The policy, which began in 1989 under Mayor Ed Koch and was continued by Giuliani, is still in effect. It is based on the belief that undocumented immigrants are reluctant to report crimes, fires and seek medical care for fear of being deported. The idea is that they will be more likely to do so if they are reassured that city workers won't report them to the feds.
Immigration enforcement is primarily a federal obligation and local police haven't played much of a role, unless they have found that a suspected criminal is an illegal immigrant. And the local rules have no effect on federal authorities, who can still arrest and deport illegal immigrants.
But opponents of illegal immigration have dubbed municipalities with these policies as "sanctuary cities," a term that conveys broader protection than the policies actually give. This is where Romney and Giuliani's attacks on each other are misleading.
Now Romney is correct that Giuliani was welcoming to immigrants and accurately quotes Giuliani's remarks from 1994. The comments come from a New York Times article that said Giuliani gave a "spirited defense of illegal immigrants, virtually urging them to settle in New York City." The article said he "criticized the growing hostility toward illegal immigrants across the country as simplistic and unsophisticated."

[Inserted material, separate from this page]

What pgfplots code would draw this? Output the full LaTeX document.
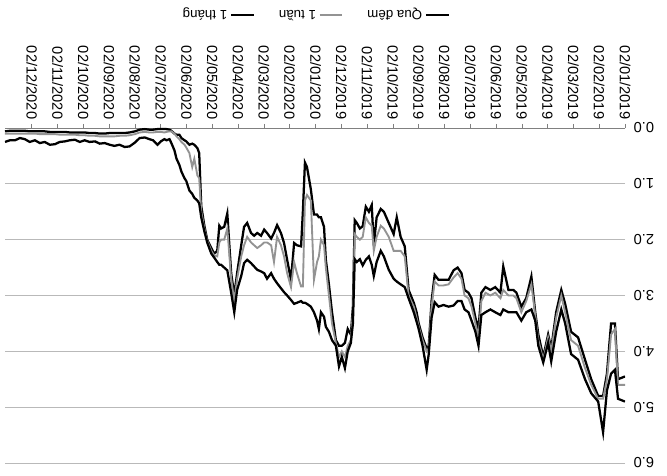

But Romney's claim that Giuliani "made New York City what's known as a 'sanctuary city,' where illegal aliens were allowed to come" suggests that the Big Apple was a unique safe haven where they would be free from deportation.
That's not true. Federal authorities could always enforce the law in New York.
And Romney's claim that Giuliani "instructed the leaders of the city not to enforce the law, not to enforce immigration law" is also misleading. City workers had no role in enforcing federal law. That's the feds' job.
So we rate Romney's attack on Giuliani as Half True because it exaggerates the real effect of New York City's policies and makes it seem like more of a "sanctuary" than it really was.